Bisnissawit.com – Kebijakan tarif tinggi dari Amerika Serikat terhadap produk kelapa sawit dinilai dapat mengganggu kestabilan industri sawit nasional. Hal ini disampaikan oleh Ketua Gabungan Pengusaha Kelapa Sawit Indonesia (GAPKI) Sumatera Selatan, Alex Sugiarto.
“Kebijakan resiprokal dari AS ini sangat membebani ekspor sawit kita. Akibatnya, produk kita jadi kurang bersaing di pasar global,” kata Alex dikutip dari Antara, Kamis (10/4/25).
Menurutnya, kenaikan tarif ini berpotensi menekan volume ekspor sawit ke AS dan berdampak langsung pada pendapatan petani maupun kontribusi daerah dari sektor tersebut. Ia juga menilai, beban tambahan dari tarif ini akan menaikkan ongkos logistik dan produksi, terutama bagi pelaku ekspor. GAPKI turut mendorong pemerintah pusat agar segera mengambil langkah strategis.
“Kami harap pemerintah bisa segera membuka jalur negosiasi dagang dengan Amerika Serikat agar tarif ini tidak berlarut-larut,” ujarnya.
Selain itu, Alex juga mengusulkan adanya insentif berupa keringanan pajak ekspor dan evaluasi ulang terhadap pungutan ekspor sawit. Ia menilai, langkah-langkah ini bisa membantu pelaku usaha bertahan di tengah tekanan global.
Walau Amerika bukan pasar utama bagi minyak sawit Indonesia—yang lebih banyak dikirim ke India, Tiongkok, dan Pakistan—Alex melihat situasi ini sebagai peluang untuk mendorong penguatan hilirisasi industri sawit di dalam negeri.
“Sumsel punya potensi besar untuk pengembangan produk turunan sawit karena letak geografisnya yang strategis.

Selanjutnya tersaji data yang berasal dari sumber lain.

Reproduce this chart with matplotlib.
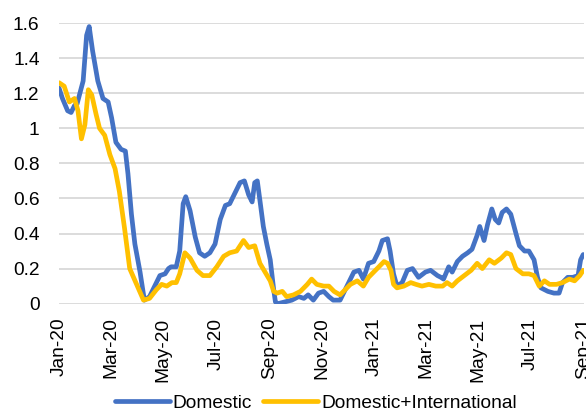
import pandas as pd
import matplotlib.pyplot as plt
import matplotlib.dates as mdates

# Days since 1 Jan 2020 and values
dom_day = [0, 4, 10, 14, 18, 21, 28, 32, 35, 39, 45, 51, 57, 61, 66, 72, 77, 80, 84, 88,
           94, 99, 105, 111, 117, 123, 127, 130, 136, 140, 144, 147, 152, 158, 163, 169,
           175, 181, 187, 193, 198, 204, 210, 215, 220, 224, 227, 230, 233, 237, 241, 245,
           249, 251, 254, 262, 270, 278, 284, 289, 295, 301, 307, 313, 318, 326, 330, 336,
           342, 348, 353, 359, 365, 371, 375, 381, 384, 388, 392, 398, 404, 410, 417, 425,
           431, 439, 443, 446, 452, 456, 462, 468, 474, 479, 485, 488, 493, 497, 502, 506,
           510, 514, 519, 524, 530, 534, 540, 545, 551, 555, 559, 567, 574, 580, 584, 590,
           596, 602, 605, 608]
dom_val = [1.23, 1.17, 1.10, 1.09, 1.13, 1.14, 1.27, 1.53, 1.58, 1.44, 1.27, 1.17, 1.15,
           1.06, 0.92, 0.88, 0.87, 0.74, 0.51, 0.34, 0.18, 0.02, 0.04, 0.10, 0.16, 0.17,
           0.20, 0.21, 0.21, 0.30, 0.57, 0.61, 0.53, 0.38, 0.29, 0.27, 0.29, 0.34, 0.48,
           0.56, 0.57, 0.63, 0.69, 0.70, 0.62, 0.58, 0.69, 0.70, 0.59, 0.44, 0.34, 0.25,
           0.08, 0.01, 0.00, 0.01, 0.02, 0.04, 0.03, 0.05, 0.02, 0.06, 0.07, 0.04, 0.02,
           0.02, 0.06, 0.12, 0.18, 0.19, 0.14, 0.23, 0.24, 0.30, 0.36, 0.37, 0.30, 0.17,
           0.10, 0.12, 0.19, 0.20, 0.15, 0.18, 0.19, 0.16, 0.15, 0.14, 0.21, 0.18, 0.24,
           0.27, 0.29, 0.31, 0.39, 0.44, 0.36, 0.45, 0.54, 0.48, 0.46, 0.52, 0.54, 0.51,
           0.40, 0.33, 0.30, 0.30, 0.25, 0.15, 0.09, 0.07, 0.06, 0.06, 0.12, 0.15, 0.15,
           0.16, 0.25, 0.28]

intl_day = [0, 6, 12, 18, 22, 26, 30, 34, 38, 43, 47, 53, 59, 65, 70, 76, 82, 90, 98,
            105, 113, 119, 125, 131, 136, 140, 146, 152, 160, 167, 175, 183, 191, 198,
            206, 214, 220, 227, 233, 239, 245, 249, 253, 259, 264, 272, 280, 288, 293,
            299, 307, 313, 319, 326, 332, 338, 346, 353, 359, 365, 371, 377, 381, 385,
            388, 392, 400, 408, 414, 421, 429, 437, 445, 450, 456, 462, 470, 478, 485,
            491, 499, 505, 513, 519, 524, 530, 538, 545, 551, 557, 563, 569, 577, 584,
            592, 598, 604, 608]
intl_val = [1.26, 1.24, 1.15, 1.17, 1.10, 0.94, 1.02, 1.22, 1.19, 1.08, 1.00, 0.96, 0.85,
            0.77, 0.64, 0.43, 0.20, 0.11, 0.02, 0.03, 0.08, 0.11, 0.10, 0.12, 0.12, 0.17,
            0.29, 0.26, 0.19, 0.16, 0.16, 0.21, 0.27, 0.29, 0.30, 0.36, 0.32, 0.33, 0.23,
            0.18, 0.13, 0.07, 0.06, 0.07, 0.04, 0.05, 0.07, 0.11, 0.14, 0.11, 0.10, 0.10,
            0.07, 0.05, 0.08, 0.11, 0.13, 0.10, 0.15, 0.18, 0.21, 0.24, 0.23, 0.19, 0.11,
            0.09, 0.10, 0.12, 0.11, 0.10, 0.11, 0.10, 0.10, 0.12, 0.10, 0.13, 0.16, 0.19,
            0.23, 0.20, 0.25, 0.23, 0.26, 0.29, 0.28, 0.20, 0.17, 0.17, 0.16, 0.10, 0.13,
            0.11, 0.11, 0.12, 0.14, 0.13, 0.16, 0.19]

start = pd.Timestamp("2020-01-01")
dom_dates = start + pd.to_timedelta(dom_day, unit="D")
intl_dates = start + pd.to_timedelta(intl_day, unit="D")

plt.rcParams["font.family"] = ["Liberation Sans", "DejaVu Sans"]

fig = plt.figure(figsize=(5.86, 4.12), dpi=100)
ax = fig.add_axes([0.1007, 0.263, 0.896, 0.681])

ax.plot(dom_dates, dom_val, color="#4472C4", linewidth=3.4, label="Domestic",
        solid_joinstyle="round", solid_capstyle="round")
ax.plot(intl_dates, intl_val, color="#FFC000", linewidth=3.4, label="Domestic+International",
        solid_joinstyle="round", solid_capstyle="round")

ax.set_ylim(0, 1.6)
ax.set_yticks([0, 0.2, 0.4, 0.6, 0.8, 1.0, 1.2, 1.4, 1.6])
ax.set_yticklabels(["0", "0.2", "0.4", "0.6", "0.8", "1", "1.2", "1.4", "1.6"])
ax.set_xlim(pd.Timestamp("2020-01-01"), pd.Timestamp("2021-09-01"))
ax.xaxis.set_major_locator(mdates.MonthLocator(bymonth=[1, 3, 5, 7, 9, 11]))
ax.xaxis.set_major_formatter(mdates.DateFormatter("%b-%y"))
plt.setp(ax.get_xticklabels(), rotation=90)

ax.grid(axis="y", color="#D9D9D9", linewidth=1.3)
ax.set_axisbelow(True)
for side in ["top", "right", "left", "bottom"]:
    ax.spines[side].set_visible(False)
ax.tick_params(axis="both", length=0, labelsize=13.8, colors="black")
ax.tick_params(axis="y", pad=14)
ax.tick_params(axis="x", pad=10)

fig.legend(loc="center", bbox_to_anchor=(0.539, 0.022), ncol=2, frameon=False,
           fontsize=13.8, handlelength=2.85, handletextpad=0.15, columnspacing=0.6,
           borderpad=0)

plt.savefig("out.png", dpi=100)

Ini bisa jadi momentum untuk mempercepat hilirisasi,” ungkapnya.
Ia juga menambahkan, meski menghadapi hambatan dari AS, minyak sawit Indonesia masih memiliki keunggulan di pasar global.
“Produk kita tetap kompetitif karena negara lain, termasuk AS, juga menerapkan tarif tinggi untuk minyak nabati jenis lain,” tuturnya.